Is this standard procedure or an emergency situation?
It looks dangerously close due to the camera lens.
In reality it wasn’t.
The runways are likely pretty far apart. Telephotos lenses compress depth and make objects appear closer to each other. It’s why telephoto lenses are used for portraits to make facial features look more attractive and with slightly less depth.
Well you use 50 mm (in the old system) because that was considered the “correct” perspective. Less would give you the fisheye lense distortion.
I’ve done this (sitting in a passenger seat), it’s normal. This video is a bit of an optical illusion, the planes are nowhere near as close as they look.
There are certain airports where it’s standard procedure.
SOP (like 99% sure). Many airports have parallel runways with more than enough clearance for two simultaneous landings. I have been a passenger in this scenario at least four times that I can think of, and I don’t fly that much. I think those were in Denver, SFO and LAX. I don’t recall there being any situation that would be considered an emergency on any of those.
Likely just an issue with the perspective of the video, I bet these planes have plenty distance between them if you were to see them from the front
Looks like San Francisco. There are two main runways there, this is common. I think it’s just time and chance to land at the same exact moment like this.
That has to be an emergency. I can’t see how any pilot would risk it unless they had to.
The runways are probably 300 m apart.
So the Alaska is a e175 which is about 70 people vs the United which is about 170 people. It looks close because of the angle and some camera tricks. Landing on parallel runways happens all the time.
They are called Precission radar monitoring approaches and they start doing them when things get super congested. Requires us to listen to another radio so atc can tell us to break-out if someone crosses the no go zone in between the runways.

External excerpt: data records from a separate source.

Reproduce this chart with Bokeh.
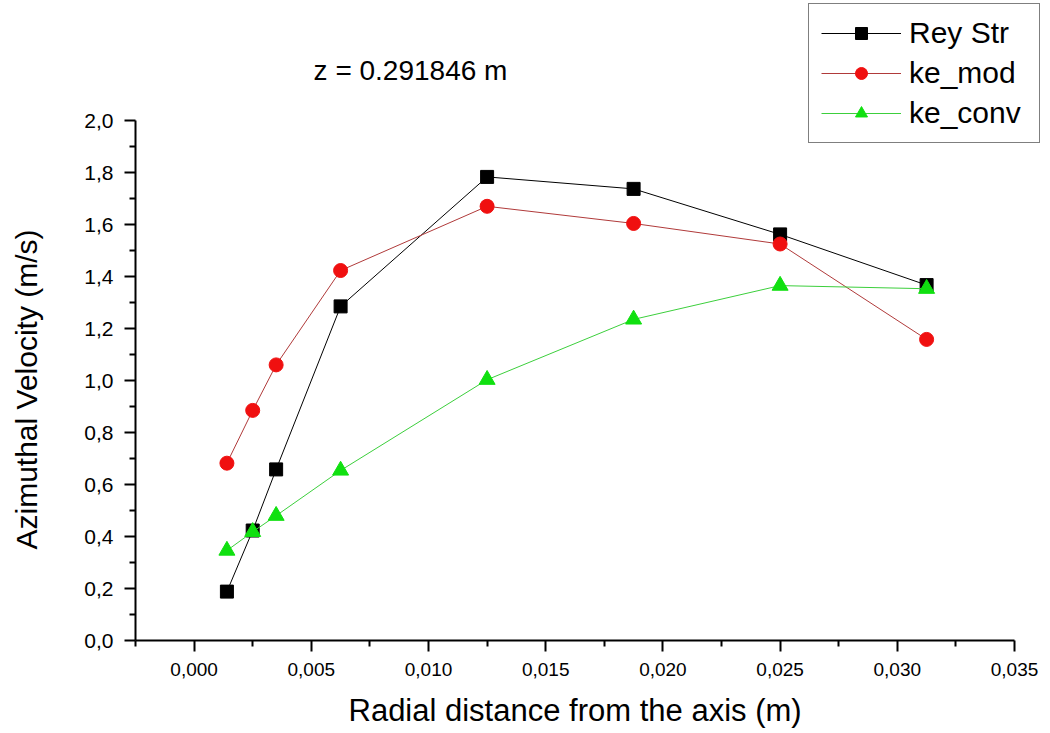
from bokeh.plotting import figure
from bokeh.models import (FixedTicker, CustomJSTickFormatter, Legend, LegendItem,
                          Label, Range1d, Title, LinearAxis)
from bokeh.embed import file_html
from bokeh.resources import INLINE

# ---- data ----
radius = [0.0014, 0.0025, 0.0035, 0.00625, 0.0125, 0.01875, 0.025, 0.03125]
rey_str = [0.188, 0.423, 0.658, 1.285, 1.783, 1.737, 1.562, 1.367]
ke_mod = [0.682, 0.885, 1.060, 1.423, 1.670, 1.604, 1.525, 1.158]
ke_conv = [0.346, 0.418, 0.480, 0.654, 1.003, 1.235, 1.365, 1.353]

x_major = [0.0, 0.005, 0.010, 0.015, 0.020, 0.025, 0.030, 0.035]
x_minor = [-0.0025, 0.0025, 0.0075, 0.0125, 0.0175, 0.0225, 0.0275, 0.0325]
y_major = [0.0, 0.2, 0.4, 0.6, 0.8, 1.0, 1.2, 1.4, 1.6, 1.8, 2.0]
y_minor = [0.1, 0.3, 0.5, 0.7, 0.9, 1.1, 1.3, 1.5, 1.7, 1.9]
x_axis_bounds = (-0.0025, 0.035)
y_axis_bounds = (0.0, 2.0)

title_text = "z = 0.291846 m"
x_label = "Radial distance from the axis (m)"
y_label = "Azimuthal Velocity (m/s)"

FONT = "Liberation Sans"

# The frame covers the canvas above / right of the axes so that the legend and
# the title annotation are not clipped; the axes themselves stop at their bounds.
FRAME_LEFT, FRAME_BOTTOM = 135, 640
AX_RIGHT_PX, AX_TOP_PX = 1014, 120
x_per_px = (x_axis_bounds[1] - x_axis_bounds[0]) / (AX_RIGHT_PX - FRAME_LEFT)
y_per_px = (y_axis_bounds[1] - y_axis_bounds[0]) / (FRAME_BOTTOM - AX_TOP_PX)
x_end = x_axis_bounds[0] + (1050 - FRAME_LEFT) * x_per_px
y_end = y_axis_bounds[0] + FRAME_BOTTOM * y_per_px

p = figure(width=1050, height=733, output_backend="svg", toolbar_location=None,
           x_range=Range1d(x_axis_bounds[0], x_end),
           y_range=Range1d(y_axis_bounds[0], y_end),
           min_border_left=FRAME_LEFT, min_border_right=0, min_border_top=0,
           min_border_bottom=733 - FRAME_BOTTOM)
p.outline_line_color = None
p.grid.visible = False
p.background_fill_color = "white"
p.border_fill_color = "white"

# axes
for ax in (p.xaxis[0], p.yaxis[0]):
    ax.axis_line_width = 2
    ax.axis_line_color = "black"
    ax.major_tick_line_width = 2
    ax.minor_tick_line_width = 2
    ax.major_tick_in = 0
    ax.minor_tick_in = 0
    ax.major_tick_out = 11
    ax.minor_tick_out = 6
    ax.major_label_text_font = FONT
    ax.major_label_text_color = "black"

p.xaxis[0].bounds = x_axis_bounds
p.yaxis[0].bounds = y_axis_bounds
p.xaxis[0].major_label_text_font_size = "19px"
p.yaxis[0].major_label_text_font_size = "21px"
p.xaxis[0].ticker = FixedTicker(ticks=x_major, minor_ticks=x_minor)
p.yaxis[0].ticker = FixedTicker(ticks=y_major, minor_ticks=y_minor)
p.xaxis[0].formatter = CustomJSTickFormatter(code="return tick.toFixed(3).replace('.', ',');")
p.yaxis[0].formatter = CustomJSTickFormatter(code="return tick.toFixed(1).replace('.', ',');")
p.xaxis[0].major_label_standoff = 11
p.yaxis[0].major_label_standoff = 11


def spacer_axis(tick_pos, size):
    # blank axis (white tick in empty space, no label) used only to reserve room
    return LinearAxis(ticker=FixedTicker(ticks=[tick_pos], minor_ticks=[]),
                      formatter=CustomJSTickFormatter(code="return '';"),
                      axis_line_color=None, major_tick_line_color="white",
                      minor_tick_line_color=None, major_tick_in=0,
                      major_tick_out=size, minor_tick_in=0, minor_tick_out=0,
                      major_label_standoff=0, major_label_text_font_size="1px")


p.add_layout(spacer_axis(2.3, 38), "left")
p.add_layout(spacer_axis(0.0357, 10), "below")

# axis labels as titles (so they can be placed like the reference's)
y_title = Title(text=y_label, align="left", offset=91, standoff=0,
                vertical_align="middle", text_font=FONT, text_font_size="30px",
                text_font_style="normal", text_color="black")
p.add_layout(y_title, "left")
x_title = Title(text=x_label, align="left", offset=213, standoff=4,
                vertical_align="bottom", text_font=FONT, text_font_size="31px",
                text_font_style="normal", text_color="black")
p.add_layout(x_title, "below")

# series
l1 = p.line(radius, rey_str, line_color="black", line_width=1)
s1 = p.scatter(radius, rey_str, marker="square", size=13, fill_color="black", line_color="black")
l2 = p.line(radius, ke_mod, line_color="#b03a3a", line_width=1)
s2 = p.scatter(radius, ke_mod, marker="circle", size=14, fill_color="#f01010", line_color="#f01010")
l3 = p.line(radius, ke_conv, line_color="#3ccf3c", line_width=1)
s3 = p.scatter(radius, ke_conv, marker="triangle", size=16, fill_color="#10e010", line_color="#10e010")

legend = Legend(items=[LegendItem(label="Rey Str", renderers=[l1, s1]),
                       LegendItem(label="ke_mod", renderers=[l2, s2]),
                       LegendItem(label="ke_conv", renderers=[l3, s3])],
                location=(673, 497), orientation="vertical",
                border_line_color="black", border_line_width=1.5,
                background_fill_color="white", background_fill_alpha=1.0,
                padding=12, spacing=6, margin=0,
                glyph_width=80, glyph_height=30, label_standoff=8,
                label_width=118,
                label_text_font=FONT, label_text_font_size="30px",
                label_text_color="black")
p.add_layout(legend, "center")

title = Label(x=275, y=570, x_units="screen", y_units="screen", text=title_text,
              text_font=FONT, text_font_size="28px", text_color="black",
              text_align="center", text_baseline="middle")
p.add_layout(title)

open("out.html", "w").write(file_html(p, INLINE))
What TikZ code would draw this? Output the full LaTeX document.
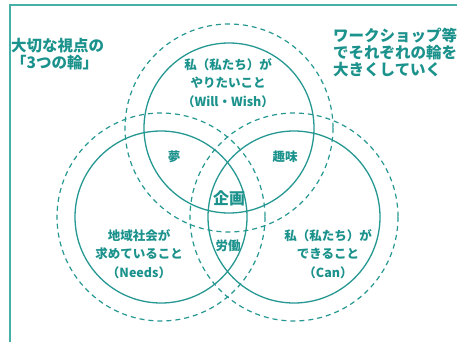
\documentclass[tikz,border=0pt]{standalone}
\usepackage{fontspec}
\setmainfont{Noto Sans CJK JP}
\font\jpbA="Noto Sans CJK JP/B" at 12.5pt
\font\jpbB="Noto Sans CJK JP/B" at 15.5pt
\font\jpbC="Noto Sans CJK JP/B" at 16pt
\newcommand{\lblskip}{\baselineskip=18.5pt\relax}
\newcommand{\headskip}{\baselineskip=17pt\relax}
\definecolor{ringteal}{RGB}{38,152,146}
\definecolor{textteal}{RGB}{28,146,140}
\definecolor{frameteal}{RGB}{70,176,166}
\begin{document}
\begin{tikzpicture}[x=1pt,y=-1pt,
  ring/.style={draw=ringteal,line width=1.3pt},
  dring/.style={draw=ringteal,line width=1.2pt,dash pattern=on 5pt off 4pt},
  lbl/.style={text=textteal,font=\jpbA,execute at begin node=\lblskip,align=center,inner sep=0pt},
  head/.style={text=textteal,font=\jpbB,execute at begin node=\headskip,align=left,inner sep=0pt,anchor=west}]
\useasboundingbox (0,0) rectangle (457,342);
\fill[white] (0,0) rectangle (457,342);
% frame
\coordinate (fa) at (10,342);
\coordinate (fb) at (10,5);
\coordinate (fc) at (457,5);
\draw[frameteal,line width=1.2pt] (fa) -- (fb) -- (fc);
% ring centres
\coordinate (T) at (229,128);
\coordinate (L) at (161,217);
\coordinate (R) at (294,217);
\draw[dring] (T) circle[radius=104];
\draw[dring] (L) circle[radius=104];
\draw[dring] (R) circle[radius=104];
\draw[ring] (T) circle[radius=85];
\draw[ring] (L) circle[radius=86];
\draw[ring] (R) circle[radius=86];
% labels
\node[lbl] (will) at (228,83) {私（私たち）が\\やりたいこと\\（Will・Wish）};
\node[lbl] (needs) at (139,254) {地域社会が\\求めていること\\（Needs）};
\node[lbl] (can) at (328,254) {私（私たち）が\\できること\\（Can）};
\node[lbl] (yume) at (174,157) {夢};
\node[lbl] (shumi) at (285,157) {趣味};
\node[lbl,font=\jpbC] (kikaku) at (229,198) {企画};
\node[lbl] (roudou) at (228,246) {労働};
\node[head] (title) at (11,54.5) {大切な視点の\\「3つの輪」};
\node[head] (ws) at (333,53) {ワークショップ等\\でそれぞれの輪を\\大きくしていく};
\end{tikzpicture}
\end{document}
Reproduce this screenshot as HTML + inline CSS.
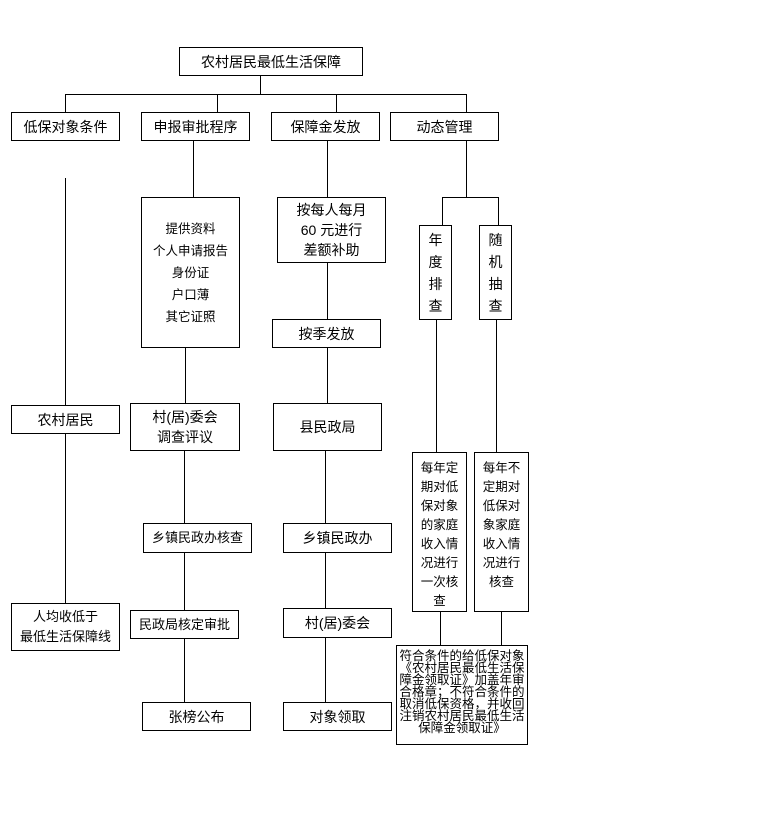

It’s an optical illusion. The planes aren’t really that close together. The person who shot the video is using a telephoto lens and is zoomed way in. This compresses the space and flattens it out so it’s hard to judge distance. Also the plane in front is smaller than the one in the back which heightens the illusion. It’s a really cool shot!
I mean, it’s rare enough that 2 planes land at the same time. They are definitely “close” but probably some 200m apart.
It’s not as rare as you may think. I used to work at a weather service office located right near the end of one of the runways at IAD and it would happen a few times a day if the airport was busy and the winds were such that they were coming in from our side.
Well, now I need to see commercial airplane drag racing.